Which one do you use the most?
08/07/2006 12:50:55 AM · #2
Probably partial, but it really depends on the subject, lighting, etc.

Message edited by author 2006-08-07 00:51:13.
08/07/2006 01:35:59 AM · #3
Spot -- with rare exceptions.
08/07/2006 01:45:43 AM · #4
manual.
08/07/2006 01:55:23 AM · #5
Spot meter, scan the scene and lock exposure at peak values, or do the same, scan for the brightest, then switch to manual based on the values, always trying to keep exposures on the under-exposed side, but at least 1/2 stop.
08/07/2006 02:03:25 AM · #6
I take two shots of most everything, one where I let the camera decide and one where I spot meter, and sometimes I try spot metering on two different things, one shot for dark and one for light (three shots) and then just hope that one comes out... usually the best one is where the camera got to choose
08/07/2006 02:27:58 AM · #7
It depends on the situation. For snapshots I just use overall and let the camera do all the work. Otherwise I use weighted or spot metering - and if I have time I look at the histograph and expose to the right.

Better to overexpose (without blowing highlights) than to underexpose.
08/07/2006 03:07:13 AM · #8
When I'm taking real photos (ie no kids or pets) I always use spot metering/manual mode. Even if I get the exposure wrong at least I'm learning and only have myself to blame. I prefer to have the final say on what the exposure is, not Mr Random Nikon Camera Programer.
08/07/2006 12:12:05 PM · #9
If I want to emphasize one thing, I'll spot meter on that. If I want to show the whole scene, I'll use evaluative or center weighted spot or partial, depending on what I want to show, and how much of the frame it fills.
08/07/2006 12:36:00 PM · #10
I use matrix metering 90 percent of the time. I'm finally getting used to the camera and can spot the other 10 percent of images that need spot metering. Or more likely still use matrix and EV up or down.
08/07/2006 01:28:46 PM · #11
Originally posted by Megatherian:

Better to overexpose (without blowing highlights) than to underexpose.

Why?
I've always found it to be better to play to the side of caution and under-expose slightly, than over-expose slightly. Details, toneality and color can be brought back out of the shadows very easily, but once nearing the blow-out levels on the highlights, well they're gone, never to be recovered.
08/07/2006 01:32:28 PM · #12
Metering? What's that? :-P

That's one of my nit-picks with the 300D - no spot meter, but I can get around that fact with grey cards and a little patience most of the time.
08/07/2006 01:38:55 PM · #13
Spot metering is basically useless unless you are going to use exposure compensation with it. You meter a bright spot and lock in, that spot will be rendered as a neutral gray and the image will be underexposed. Meter a dark spot, lock in, and you get an overexposed image.

R.
08/07/2006 01:46:15 PM · #14
Sekonic L-358
08/07/2006 02:03:14 PM · #15
For me it depends on which lens...

On the 70-200 for the most part, I'm center-weighted metering probably 95% of the time.

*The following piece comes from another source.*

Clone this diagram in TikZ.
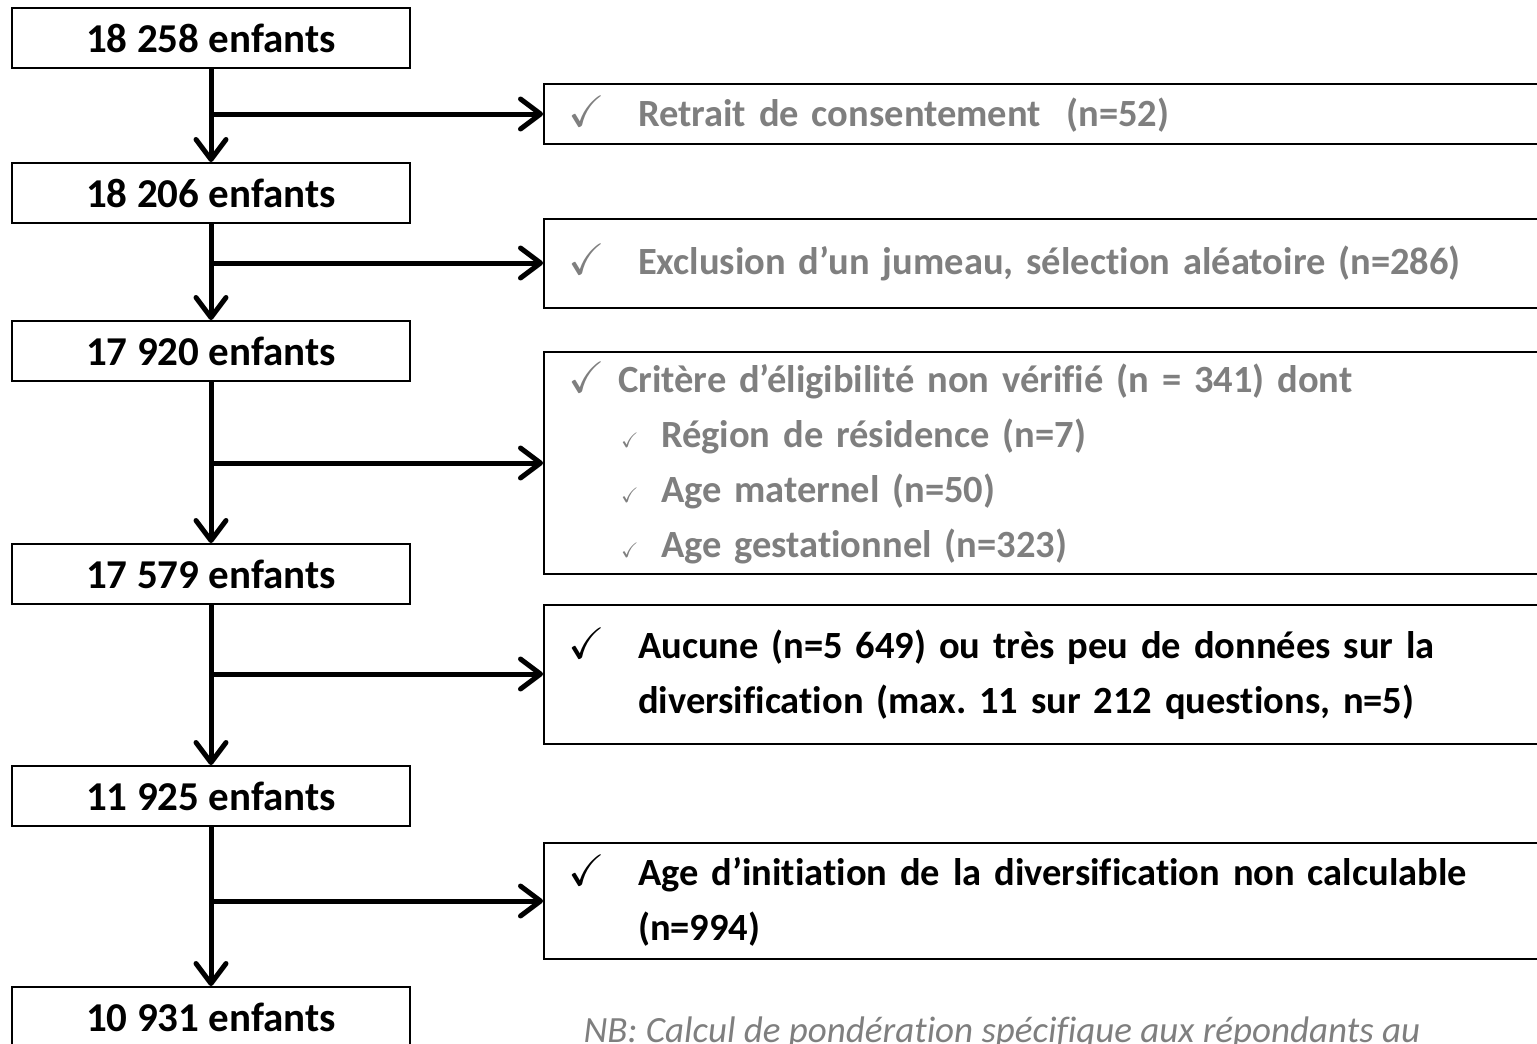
\documentclass[tikz,border=0pt]{standalone}
\usepackage{fontspec}
\setmainfont{Carlito}[Ligatures={TeX,NoCommon}]
\usepackage{amssymb}
\usetikzlibrary{arrows.meta}
\definecolor{exclgrey}{HTML}{7F7F7F}
\frenchspacing

% ticks in front of the exclusion lines
\newcommand{\tickmain}{\makebox[70pt][l]{\fontsize{44}{44}\selectfont$\checkmark$}}
\newcommand{\tickfirst}{\makebox[50pt][l]{\fontsize{44}{44}\selectfont$\checkmark$}}
\newcommand{\ticksub}{\hspace*{53pt}\makebox[40pt][l]{\fontsize{21}{21}\selectfont$\checkmark$}}

\begin{document}
\begin{tikzpicture}[x=1pt, y=-1pt,
  count/.style={draw, line width=2pt, minimum width=398pt, minimum height=60pt,
    inner sep=0pt, font=\bfseries\fontsize{41}{41}\selectfont},
  excl/.style={draw, line width=2pt, anchor=west, text width=962pt,
    inner xsep=24pt, inner ysep=0pt, align=left,
    font=\bfseries\fontsize{38.5}{55}\selectfont},
  flow/.style={line width=5pt, -{Straight Barb[length=20pt, width=30pt, round]}}]
  \clip (0,0) rectangle (1537,1044);
  \useasboundingbox (0,0) rectangle (1537,1044);

  % main column
  \node[count] (b1) at (211,38) {18 258 enfants};
  \node[count] (b2) at (211,193) {18 206 enfants};
  \node[count] (b3) at (211,351) {17 920 enfants};
  \node[count] (b4) at (211,574) {17 579 enfants};
  \node[count] (b5) at (211,796) {11 925 enfants};
  \node[count] (b6) at (211,1017) {10 931 enfants};

  % exclusions
  \node[excl, minimum height=60pt, text=exclgrey] (r1) at (543,114)
    {\tickmain Retrait de consentement\ \ (n=52)};
  \node[excl, minimum height=89pt, text=exclgrey] (r2) at (543,263)
    {\tickmain Exclusion d’un jumeau, sélection aléatoire (n=286)};
  \node[excl, minimum height=222pt, text=exclgrey] (r3) at (543,463)
    {\tickfirst Critère d’éligibilité non vérifié (n = 341) dont\\
     \ticksub Région de résidence (n=7)\\
     \ticksub Age maternel (n=50)\\
     \ticksub Age gestationnel (n=323)};
  \node[excl, minimum height=139pt] (r4) at (543,674)
    {\tickmain Aucune (n=5 649) ou très peu de données sur la\\
     \hspace*{70pt}diversification (max. 11 sur 212 questions, n=5)};
  \node[excl, minimum height=116pt] (r5) at (543,901)
    {\tickmain Age d’initiation de la diversification non calculable\\
     \hspace*{70pt}(n=994)};

  \node[anchor=base west, text=exclgrey, font=\itshape\fontsize{37}{37}\selectfont]
    (nb) at (580,1042) {NB: Calcul de pondération spécifique aux répondants au};

  % arrows
  \draw[flow] (b1) -- (b2);
  \draw[flow] (b2) -- (b3);
  \draw[flow] (b3) -- (b4);
  \draw[flow] (b4) -- (b5);
  \draw[flow] (b5) -- (b6);
  \draw[flow] (b1.south |- r1.west) -- (r1.west);
  \draw[flow] (b2.south |- r2.west) -- (r2.west);
  \draw[flow] (b3.south |- r3.west) -- (r3.west);
  \draw[flow] (b4.south |- r4.west) -- (r4.west);
  \draw[flow] (b5.south |- r5.west) -- (r5.west);
\end{tikzpicture}
\end{document}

On the 10-20 for example, I'm in matrix metering 90% of the time.

Otherwise manual or spot depending on the situation.
08/07/2006 02:07:00 PM · #16
the answer to this is because there is a LOT more data rendered in the highlites than the shadows. so by underexposing, you are only using like 1/3 of the possible data a given scene would render if exposed to the right, just to the point of not clipping the highlights.

Originally posted by BraP:

Why?
I've always found it to be better to play to the side of caution and under-expose slightly, than over-expose slightly. Details, toneality and color can be brought back out of the shadows very easily, but once nearing the blow-out levels on the highlights, well they're gone, never to be recovered.

08/07/2006 02:11:57 PM · #17
Originally posted by Bear_Music:

Spot metering is basically useless unless you are going to use exposure compensation with it. You meter a bright spot and lock in, that spot will be rendered as a neutral gray and the image will be underexposed. Meter a dark spot, lock in, and you get an overexposed image.

R.


Bear - what if you try to pick a middle tone in the scene and spot meter off of it? I do that on landscapes. But on things like birds I use spot and compensation depending on if it is a dark bird/light background or light bird/dark background.